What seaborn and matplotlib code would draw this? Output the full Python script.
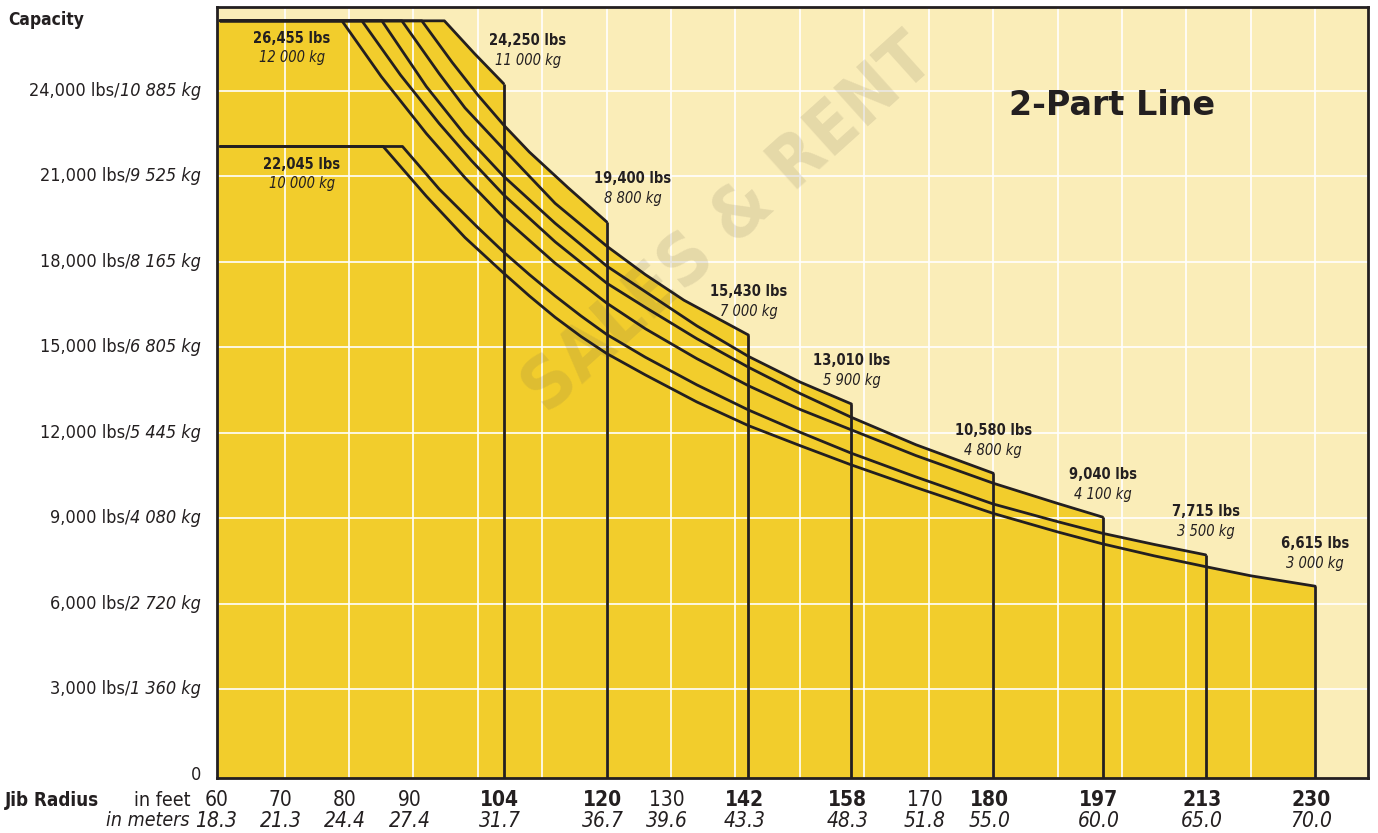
import numpy as np
import pandas as pd
import matplotlib
matplotlib.use("Agg")
import matplotlib.pyplot as plt
import matplotlib.transforms as mtransforms
from matplotlib import font_manager as fm
import seaborn as sns

# ---------------- data ----------------
jib_ft = [104, 120, 142, 158, 180, 197, 213, 230]
end_lbs = [24250, 19400, 15430, 13010, 10580, 9040, 7715, 6615]
end_kg = ["11 000", "8 800", "7 000", "5 900", "4 800", "4 100", "3 500", "3 000"]

max_lbs = [26455, 22045]
max_kg = ["12 000", "10 000"]

c104_x = [60, 94.8, 99.5, 104]
c104_y = [26455, 26455, 25300, 24250]
c120_x = [60, 91.3, 96, 100, 104, 108, 114, 120]
c120_y = [26455, 26455, 25000, 23850, 22800, 21850, 20600, 19400]
c142_x = [60, 88.2, 94, 98, 104, 112, 120, 126, 132, 142]
c142_y = [26455, 26455, 24600, 23400, 21950, 20050, 18550, 17550, 16650, 15430]
c158_x = [60, 85.1, 92, 98, 104, 112, 120, 126, 134, 142, 150, 158]
c158_y = [26455, 26455, 24150, 22450, 21000, 19350, 17850, 16950, 15750, 14680, 13780, 13010]
c180_x = [60, 82, 88, 94, 99, 104, 112, 120, 126, 134, 142, 150, 158, 168, 180]
c180_y = [26455, 26455, 24550, 22850, 21550, 20350, 18700, 17250, 16400, 15300, 14300, 13380, 12540, 11580, 10580]
c197_x = [60, 78.9, 85, 92, 98, 104, 112, 120, 126, 134, 142, 150, 158, 168, 180, 190, 197]
c197_y = [26455, 26455, 24500, 22500, 20950, 19550, 17950, 16550, 15650, 14600, 13650, 12820, 12100, 11200, 10230, 9520, 9040]
c213_x = [60, 88.3, 94, 100, 104, 108, 112, 116, 120, 126, 134, 142, 150, 158, 168, 180, 190, 197, 205, 213]
c213_y = [22045, 22045, 20550, 19200, 18340, 17550, 16800, 16100, 15450, 14650, 13680, 12800, 12020, 11280, 10450, 9500, 8880, 8470, 8080, 7715]
c230_x = [60, 85.3, 92, 98, 104, 108, 112, 116, 120, 126, 134, 142, 150, 158, 168, 180, 190, 197, 205, 213, 220, 230]
c230_y = [22045, 22045, 20300, 18850, 17600, 16800, 16050, 15380, 14780, 14030, 13080, 12250, 11550, 10870, 10080, 9170, 8520, 8100, 7680, 7300, 6980, 6615]

ft_ticks = [60, 70, 80, 90, 104, 120, 130, 142, 158, 170, 180, 197, 213, 230]
m_ticks = ["18.3", "21.3", "24.4", "27.4", "31.7", "36.7", "39.6", "43.3", "48.3",
           "51.8", "55.0", "60.0", "65.0", "70.0"]
lbs_ticks = [3000, 6000, 9000, 12000, 15000, 18000, 21000, 24000]
kg_ticks = ["1 360", "2 720", "4 080", "5 445", "6 805", "8 165", "9 525", "10 885"]

curves_x = [c104_x, c120_x, c142_x, c158_x, c180_x, c197_x, c213_x, c230_x]
curves_y = [c104_y, c120_y, c142_y, c158_y, c180_y, c197_y, c213_y, c230_y]

# ---------------- style ----------------
sns.set_theme(style="white")
names = {f.name for f in fm.fontManager.ttflist}
if "Liberation Sans Narrow" in names:
    FAM, STRETCH = "Liberation Sans Narrow", "normal"
else:
    FAM, STRETCH = "DejaVu Sans", "condensed"
plt.rcParams["font.family"] = [FAM, "DejaVu Sans"]
plt.rcParams["font.stretch"] = STRETCH

INK = "#231F20"
YEL = "#F2CD2C"
CREAM = "#FAEDB8"

W, H = 1378, 833
fig = plt.figure(figsize=(W / 100, H / 100), dpi=100)
fig.patch.set_facecolor("white")
ax = fig.add_axes([217 / W, 1 - 778 / H, (1368 - 217) / W, (778 - 7) / H])
ax.set_facecolor(CREAM)
XMIN, XMAX, YMIN, YMAX = 59.5, 238.2, -116, 26940
ax.set_xlim(XMIN, XMAX)
ax.set_ylim(YMIN, YMAX)

# envelope fill
env_x, env_y = [], []
prev = XMIN
for j, cx, cy in zip(jib_ft, curves_x, curves_y):
    seg = [prev] + [v for v in cx if prev < v < j] + [j]
    env_x += seg
    env_y += list(np.interp(seg, cx, cy))
    prev = j
ax.fill_between(env_x, env_y, YMIN, color=YEL, lw=0, zorder=1)

# grid
ax.set_xticks(range(70, 231, 10))
ax.set_yticks(lbs_ticks)
ax.set_axisbelow(False)
ax.grid(True, color="white", lw=1.2, zorder=2)
ax.tick_params(length=0, labelbottom=False, labelleft=False)

# watermark
ax.text(139, 19300, "SALES & RENT", rotation=42, fontsize=52, weight="bold",
        family="DejaVu Sans", color="#6E6450", alpha=0.15, ha="center", va="center",
        zorder=2.6)

# curves through seaborn
rows = []
for j, cx, cy in zip(jib_ft, curves_x, curves_y):
    for xv, yv in zip(cx, cy):
        rows.append({"jib": str(j), "ft": xv, "lbs": yv})
df = pd.DataFrame(rows)
sns.lineplot(data=df, x="ft", y="lbs", hue="jib", palette=[INK] * len(jib_ft),
             estimator=None, legend=False, lw=2.0, ax=ax, zorder=3)
ax.vlines(jib_ft, YMIN, end_lbs, color=INK, lw=2.0, zorder=3)
ax.set_xlabel("")
ax.set_ylabel("")

for s in ax.spines.values():
    s.set_color(INK)
    s.set_linewidth(2)
    s.set_zorder(4)

# data labels
FS = 10.5
dx = {104: 24, 120: 26}
for j, v, kg in zip(jib_ft, end_lbs, end_kg):
    ax.annotate(f"{v:,} lbs", xy=(j, v), xytext=(dx.get(j, 0), 43), textcoords="offset pixels",
                ha="center", va="center", fontsize=FS, weight="bold", color=INK, zorder=5)
    ax.annotate(f"{kg} kg", xy=(j, v), xytext=(dx.get(j, 0), 23), textcoords="offset pixels",
                ha="center", va="center", fontsize=FS, style="italic", color=INK, zorder=5)
for xv, v, kg in zip([71.1, 72.7], max_lbs, max_kg):
    ax.annotate(f"{v:,} lbs", xy=(xv, v), xytext=(0, -18), textcoords="offset pixels",
                ha="center", va="center", fontsize=FS, weight="bold", color=INK, zorder=5)
    ax.annotate(f"{kg} kg", xy=(xv, v), xytext=(0, -37), textcoords="offset pixels",
                ha="center", va="center", fontsize=FS, style="italic", color=INK, zorder=5)

ax.text(198.5, 23500, "2-Part Line", fontsize=24, weight="heavy", family="DejaVu Sans",
        stretch="normal", color=INK, ha="center", va="center", zorder=5)

# y tick labels
ytr = ax.get_yaxis_transform()
kx = (201 - 217) / (1368 - 217)
for v, kg in zip(lbs_ticks, kg_ticks):
    t = ax.text(kx, v, f"{kg} kg", transform=ytr, ha="right", va="center",
                fontsize=13, style="italic", color=INK)
    ax.annotate(f"{v:,} lbs/", xy=(0, 0.5), xycoords=t, ha="right", va="center",
                fontsize=13, color=INK)
ax.text(kx, 0, "0", transform=ytr, ha="right", va="center", fontsize=13, color=INK)
fig.text(8 / W, 1 - 20 / H, "Capacity", ha="left", va="center", fontsize=12.5,
         weight="bold", color=INK)

# x tick labels
xtr = mtransforms.offset_copy(ax.get_xaxis_transform(), fig=fig, x=-4, y=0, units="dots")
yf = -(800 - 778) / (778 - 7)
ym = -(821 - 778) / (778 - 7)
for f, m in zip(ft_ticks, m_ticks):
    ax.text(f, yf, str(f), transform=xtr, ha="center", va="center", fontsize=15,
            weight="bold" if f in jib_ft else "normal", color=INK, clip_on=False)
    ax.text(f, ym, m, transform=xtr, ha="center", va="center", fontsize=15,
            style="italic", color=INK, clip_on=False)
fig.text(5 / W, 1 - 800 / H, "Jib Radius", ha="left", va="center", fontsize=13.5,
         weight="bold", color=INK)
fig.text(190 / W, 1 - 800 / H, "in feet", ha="right", va="center", fontsize=14, color=INK)
fig.text(190 / W, 1 - 821 / H, "in meters", ha="right", va="center", fontsize=14,
         style="italic", color=INK)

fig.savefig("out.png", dpi=100)
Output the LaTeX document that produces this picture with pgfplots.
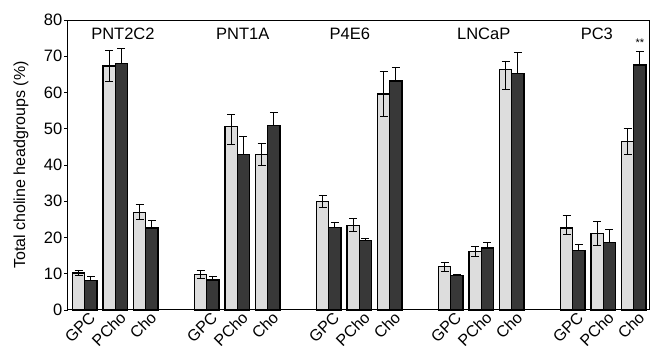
\documentclass[border=0pt]{standalone}
\usepackage{pgfplots}
\pgfplotsset{compat=1.18}
\usepackage{fontspec}
\setmainfont{Liberation Sans}
\definecolor{lightbar}{HTML}{DDDDDD}
\definecolor{darkbar}{HTML}{383838}
\begin{document}
\begin{tikzpicture}
\path[use as bounding box] (-68pt,-43pt) rectangle (589pt,310pt);
\begin{axis}[
  at={(0,0)}, anchor=south west,
  scale only axis, width=581pt, height=290pt,
  xmin=-0.55, xmax=18.5, ymin=0, ymax=80,
  ytick={0,10,...,80},
  xtick={0,1,2,4,5,6,8,9,10,12,13,14,16,17,18},
  xticklabels={GPC,PCho,Cho,GPC,PCho,Cho,GPC,PCho,Cho,GPC,PCho,Cho,GPC,PCho,Cho},
  x tick label style={rotate=45, anchor=north east, font=\fontsize{16}{19}\selectfont, inner sep=0.5pt, xshift=5pt},
  y tick label style={font=\fontsize{16.5}{19}\selectfont, inner sep=2pt},
  /pgf/number format/assume math mode=true,
  tick pos=left, tick align=outside,
  major tick length=3.5pt,
  xtick style={draw=none},
  every tick/.style={black, line width=0.8pt},
  axis line style={line width=1pt},
  ylabel={Total choline headgroups (\%)},
  ylabel style={font=\fontsize{16}{19}\selectfont, at={([xshift=-47pt]axis description cs:0,0.5)}, anchor=center},
  ybar=0pt, bar width=0.4,
  clip=false,
]
\addplot[ybar, bar shift=-0.2, fill=lightbar, draw=black, line width=1.2pt,
  error bars/.cd, y dir=both, y explicit,
  error bar style={line width=0.9pt, black},
  error mark options={rotate=90, mark size=4pt, line width=0.9pt, black}]
coordinates {
 (0,10.2) +- (0,0.8)
 (1,67.3) +- (0,4.3)
 (2,27.0) +- (0,2.1)
 (4,9.8) +- (0,1.1)
 (5,50.6) += (0,3.3) -= (0,5.0)
 (6,42.9) +- (0,3.0)
 (8,29.9) +- (0,1.6)
 (9,23.4) +- (0,1.8)
 (10,59.6) +- (0,6.3)
 (12,11.9) +- (0,1.2)
 (13,16.2) +- (0,1.3)
 (14,66.4) += (0,2.3) -= (0,5.5)
 (16,22.6) += (0,3.4) -= (0,1.8)
 (17,21.1) +- (0,3.3)
 (18,46.4) +- (0,3.6)
};
\addplot[ybar, bar shift=0.2, fill=darkbar, draw=black, line width=1.2pt,
  error bars/.cd, y dir=plus, y explicit,
  error bar style={line width=0.9pt, black},
  error mark options={rotate=90, mark size=4pt, line width=0.9pt, black}]
coordinates {
 (0,8.2) +- (0,1.0)
 (1,67.9) +- (0,4.3)
 (2,22.6) +- (0,2.0)
 (4,8.3) +- (0,1.0)
 (5,42.8) +- (0,5.2)
 (6,50.8) +- (0,3.7)
 (8,22.7) +- (0,1.5)
 (9,19.2) +- (0,0.6)
 (10,63.2) +- (0,3.8)
 (12,9.6) +- (0,0.3)
 (13,17.1) +- (0,1.5)
 (14,65.3) +- (0,5.8)
 (16,16.5) +- (0,1.7)
 (17,18.6) +- (0,3.7)
 (18,67.6) +- (0,3.7)
};
\node[font=\fontsize{16.5}{19}\selectfont] at (axis cs:1.25,76.3) {PNT2C2};
\node[font=\fontsize{16.5}{19}\selectfont] at (axis cs:5.18,76.3) {PNT1A};
\node[font=\fontsize{16.5}{19}\selectfont] at (axis cs:8.69,76.3) {P4E6};
\node[font=\fontsize{16.5}{19}\selectfont] at (axis cs:13.08,76.3) {LNCaP};
\node[font=\fontsize{16.5}{19}\selectfont] at (axis cs:16.79,76.3) {PC3};
\node[font=\fontsize{11}{13}\selectfont] at (axis cs:18.2,73.6) {**};
\end{axis}
\end{tikzpicture}
\end{document}
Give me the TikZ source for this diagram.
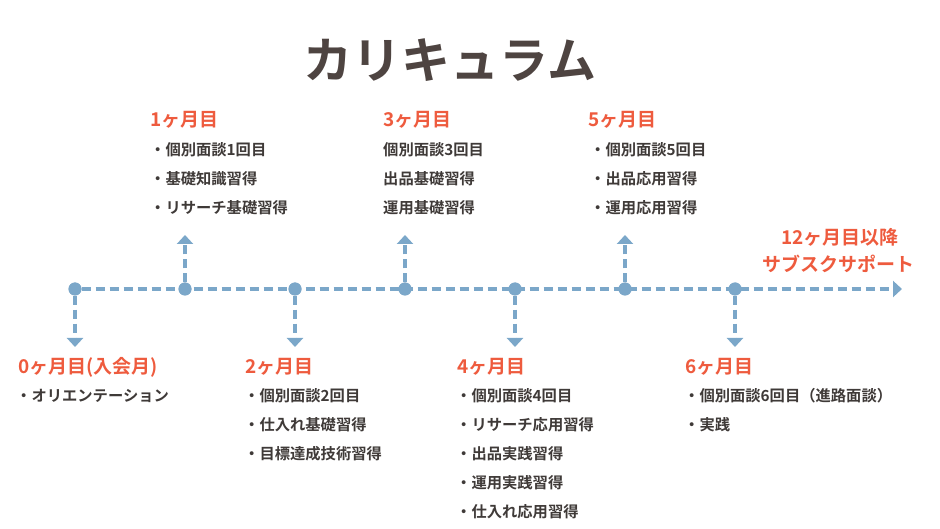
\documentclass[tikz,border=0pt]{standalone}
\usepackage{fontspec}
\setmainfont{Noto Sans CJK JP}[BoldFont={Noto Sans CJK JP Bold}]
\usetikzlibrary{arrows.meta}
\definecolor{tl}{HTML}{7BA7C9}
\definecolor{hd}{HTML}{EE5B3E}
\definecolor{tx}{HTML}{3F3A38}
\definecolor{tt}{HTML}{4E4441}
\begin{document}
\begin{tikzpicture}[x=1pt,y=-1pt,
  line/.style={tl,line width=3.6pt,dash pattern=on 9pt off 5pt},
  arr/.style={line,-{Triangle[length=9pt,width=16pt]}},
  dot/.style={circle,fill=tl,minimum size=13pt,inner sep=0},
  hd/.style={anchor=west,inner sep=0,text=hd,font=\fontsize{19}{22}\selectfont\bfseries},
  it/.style={anchor=west,inner sep=0,text=tx,font=\fontsize{15.3}{18}\selectfont\bfseries}]
\useasboundingbox (0,0) rectangle (940,529);
\node[inner sep=0,text=tt,font=\fontsize{49}{54}\selectfont\bfseries] (title) at (450,60) {カリキュラム};
\foreach \i/\x in {0/75,1/185,2/295,3/405,4/515,5/625,6/735}{\node[dot] (d\i) at (\x,289) {};}
\coordinate (end) at (902,289);
\draw[arr] (d0) -- (end);
\foreach \i in {1,3,5}{\coordinate (u\i) at ([yshift=54pt]d\i.center); \draw[arr] (d\i) -- (u\i);}
\foreach \i in {0,2,4,6}{\coordinate (w\i) at ([yshift=-58pt]d\i.center); \draw[arr] (d\i) -- (w\i);}
\foreach \i in {0,...,6}{\node[dot] at (d\i) {};}
% top
\node[hd] (h1) at (150,120) {1ヶ月目};
\node[it] (a1) at (150,150) {・個別面談1回目};
\node[it] (a2) at (150,179) {・基礎知識習得};
\node[it] (a3) at (150,208) {・リサーチ基礎習得};
\node[hd] (h3) at (383,120) {3ヶ月目};
\node[it] (b1) at (383,150) {個別面談3回目};
\node[it] (b2) at (383,179) {出品基礎習得};
\node[it] (b3) at (383,208) {運用基礎習得};
\node[hd] (h5) at (588,120) {5ヶ月目};
\node[it] (c1) at (590,150) {・個別面談5回目};
\node[it] (c2) at (590,179) {・出品応用習得};
\node[it] (c3) at (590,208) {・運用応用習得};
\node[hd,anchor=center] (h12a) at (840,237) {12ヶ月目以降};
\node[hd,anchor=center] (h12b) at (838,264) {サブスクサポート};
% bottom
\node[hd] (h0) at (18,367) {0ヶ月目(入会月)};
\node[it] (e1) at (16,396) {・オリエンテーション};
\node[hd] (h2) at (245,367) {2ヶ月目};
\node[it] (f1) at (244,396) {・個別面談2回目};
\node[it] (f2) at (244,425) {・仕入れ基礎習得};
\node[it] (f3) at (244,454) {・目標達成技術習得};
\node[hd] (h4) at (457,367) {4ヶ月目};
\node[it] (g1) at (456,396) {・個別面談4回目};
\node[it] (g2) at (456,425) {・リサーチ応用習得};
\node[it] (g3) at (456,454) {・出品実践習得};
\node[it] (g4) at (456,483) {・運用実践習得};
\node[it] (g5) at (456,512) {・仕入れ応用習得};
\node[hd] (h6) at (685,367) {6ヶ月目};
\node[it] (k1) at (684,396) {・個別面談6回目（進路面談）};
\node[it] (k2) at (684,425) {・実践};
\end{tikzpicture}
\end{document}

********************

- [TO DO] In the listing, find every line with the word "seaborn" and state how many there are, nothing more.

- [TASK OUTPUT] 3